Working musicians took center stage at AFM’s 101st Convention to discuss recent victories and ongoing campaigns. Delegates heard from AFM members working at the Boise Philharmonic, the Fort Worth Symphony and in the television and film industry.

Principal Flutist Allison Emerick and Principal Clarinetist Carmen Izzo from the Boise Philharmonic discussed how they and their coworkers joined together in union earlier this year. The philharmonic members voted overwhelmingly to join AFM—96% voting in favor—and are now negotiating their first contract with management.

Collective bargaining allows the musicians of the Boise Philharmonic to have a real voice in their workplace. Check out the amazing response from the convention floor welcoming our newest union musicians. We Hear You!

Fort Worth Symphony musicians recounted how they fought back when management proposed an almost 9% pay cut. The proud union musicians took action including leafleting their audience, performing an impromptu concert outside the symphony, unfolding a large banner in the symphony hall, picketing outside the executive committee, unfurling a letter at a Saturday evening performance signed by thousands, and finally striking for a fair contract.

When musicians stand together and fight—we win!  Musicians from the Forth Worth Symphony remained unified, fought back and they secured a four-year contract with Growth Not Cuts.
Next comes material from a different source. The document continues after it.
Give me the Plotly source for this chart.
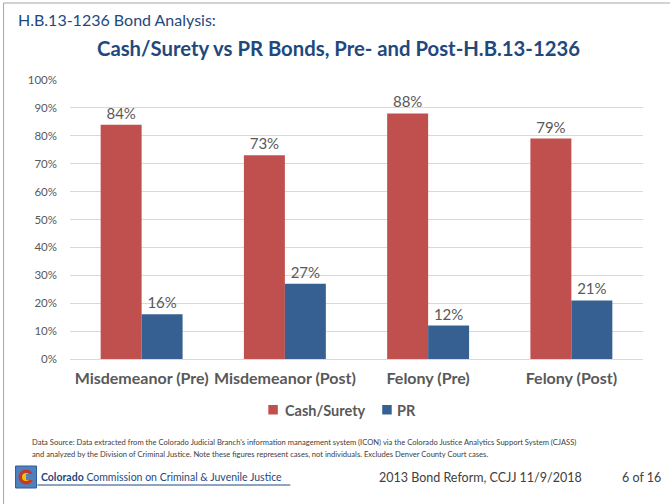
import plotly.graph_objects as go

# Bond type shares by offense class, before and after H.B.13-1236
categories = ["Misdemeanor (Pre)", "Misdemeanor (Post)", "Felony (Pre)", "Felony (Post)"]
series_names = ["Cash/Surety", "PR"]
cash_surety = [0.84, 0.73, 0.88, 0.79]
pr_bonds = [0.16, 0.27, 0.12, 0.21]
y_ticks = [i / 10 for i in range(11)]

W, H = 670, 504
L, R, T, B = 69.5, 27, 80, 145
PW, PH = W - L - R, H - T - B


def px(x):
    return (x - L) / PW


def py(y):
    return (H - B - y) / PH


FONT = "Lato"
RED = "#C0504D"
BLUE = "#376092"
GRAY = "#595959"
NAVY = "#1F497D"
COLORS = [RED, BLUE]

fig = go.Figure()
for name, vals, col in zip(series_names, [cash_surety, pr_bonds], COLORS):
    fig.add_trace(go.Bar(
        name=name, x=categories, y=vals, marker_color=col, marker_line_width=0,
        texttemplate="%{y:.0%}", textposition="outside",
        textfont=dict(size=15, color=GRAY, family=FONT), cliponaxis=False,
        showlegend=False,
    ))

annotations = [
    dict(text="H.B.13-1236 Bond Analysis:", x=px(15), y=py(20), xanchor="left",
         yanchor="middle", font=dict(size=16, color=NAVY, family=FONT)),
    dict(text="<b>Cash/Surety vs PR Bonds, Pre- and Post-H.B.13-1236</b>",
         x=px(338), y=py(48), xanchor="center", yanchor="middle",
         font=dict(size=20.3, color=NAVY, family=FONT)),
    dict(text="Data Source: Data extracted from the Colorado Judicial Branch's information management "
              "system (ICON) via the Colorado Justice Analytics Support System (CJASS)",
         x=px(29), y=py(442), xanchor="left", yanchor="middle",
         font=dict(size=7.6, color="#404040", family=FONT)),
    dict(text="and analyzed by the Division of Criminal Justice. Note these figures represent cases, "
              "not individuals. Excludes Denver County Court cases.",
         x=px(29), y=py(454), xanchor="left", yanchor="middle",
         font=dict(size=7.6, color="#404040", family=FONT)),
    dict(text="<b>Colorado</b> Commission on Criminal &amp; Juvenile Justice",
         x=px(38), y=py(477), xanchor="left", yanchor="middle",
         font=dict(size=10.5, color=NAVY, family=FONT)),
    dict(text="2013 Bond Reform, CCJJ 11/9/2018", x=px(584), y=py(477),
         xanchor="right", yanchor="middle", font=dict(size=12.5, color="#404040", family=FONT)),
    dict(text="6 of 16", x=px(663), y=py(477), xanchor="right", yanchor="middle",
         font=dict(size=12.5, color="#404040", family=FONT)),
]

# legend drawn as colour swatches with labels
legend_swatch_x = [268, 382]
legend_text_x = [283, 395]
shapes = []
for name, col, sx, tx in zip(series_names, COLORS, legend_swatch_x, legend_text_x):
    shapes.append(dict(type="rect", x0=px(sx), x1=px(sx + 9.5), y0=py(405), y1=py(414.5),
                       fillcolor=col, line=dict(width=0)))
    annotations.append(dict(text=f"<b>{name}</b>", x=px(tx), y=py(410), xanchor="left",
                            yanchor="middle", font=dict(size=14.5, color=GRAY, family=FONT)))

for a in annotations:
    a.update(xref="paper", yref="paper", showarrow=False)

shapes += [
    # slide frame
    dict(type="line", x0=px(3), x1=px(3), y0=py(3), y1=py(504), line=dict(color="#A6A6A6", width=1)),
    dict(type="line", x0=px(3), x1=px(670), y0=py(3), y1=py(3), line=dict(color="#A6A6A6", width=1)),
    # footer link underline
    dict(type="line", x0=px(37), x1=px(290), y0=py(485), y1=py(485), line=dict(color=NAVY, width=1)),
    # commission emblem
    dict(type="rect", x0=px(15), x1=px(36), y0=py(466), y1=py(488), fillcolor="#4F81BD",
         line=dict(color="#2E5C9A", width=1)),
    dict(type="circle", x0=px(18), x1=px(33), y0=py(469.5), y1=py(484.5), fillcolor="#C0392B",
         line=dict(width=0)),
    dict(type="circle", x0=px(21.5), x1=px(29.5), y0=py(473), y1=py(481), fillcolor="#F2C300",
         line=dict(width=0)),
    dict(type="rect", x0=px(25.5), x1=px(34), y0=py(474), y1=py(480), fillcolor="#4F81BD",
         line=dict(width=0)),
]
for s in shapes:
    s.update(xref="paper", yref="paper")

fig.update_layout(
    width=W, height=H, barmode="group", bargap=0.428, bargroupgap=0,
    margin=dict(l=L, r=R, t=T, b=B, autoexpand=False),
    paper_bgcolor="white", plot_bgcolor="white",
    font=dict(family=FONT, color=GRAY),
    annotations=annotations, shapes=shapes,
    xaxis=dict(tickfont=dict(size=16, color=GRAY, family=FONT, weight="bold"), ticks="",
               showline=False, ticklabelstandoff=8, automargin=False),
    yaxis=dict(range=[0, 1], tickvals=y_ticks, tickformat=".0%", gridcolor="#D9D9D9",
               gridwidth=1, zeroline=True, zerolinecolor="#D9D9D9", zerolinewidth=1,
               showline=False, ticks="", tickfont=dict(size=11.5, color=GRAY, family=FONT),
               ticklabelstandoff=12, automargin=False),
)

fig.write_html("out.html")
Orchestrator, arranger, and music preparation expert Jason Poss also spoke to the convention. Jason is one of the 2,000 plus union musicians working in film and television who are fighting to be paid for streaming residuals. Others receive residuals for streaming, but musicians have been uniquely excluded. Jason explained that if current trends continue and they do not secure fair pay for streaming, musicians working in film and television could see their income cut in half in the coming decade. This is not because the amount of work is being reduced. They will be doing the same work for 50% less money.

“This is about the future of all musicians—streaming affects all of us. The strength is us when we take it upon ourselves to stand together and demand the future to which we are entitled,” said Jason about the current campaign to secure residuals.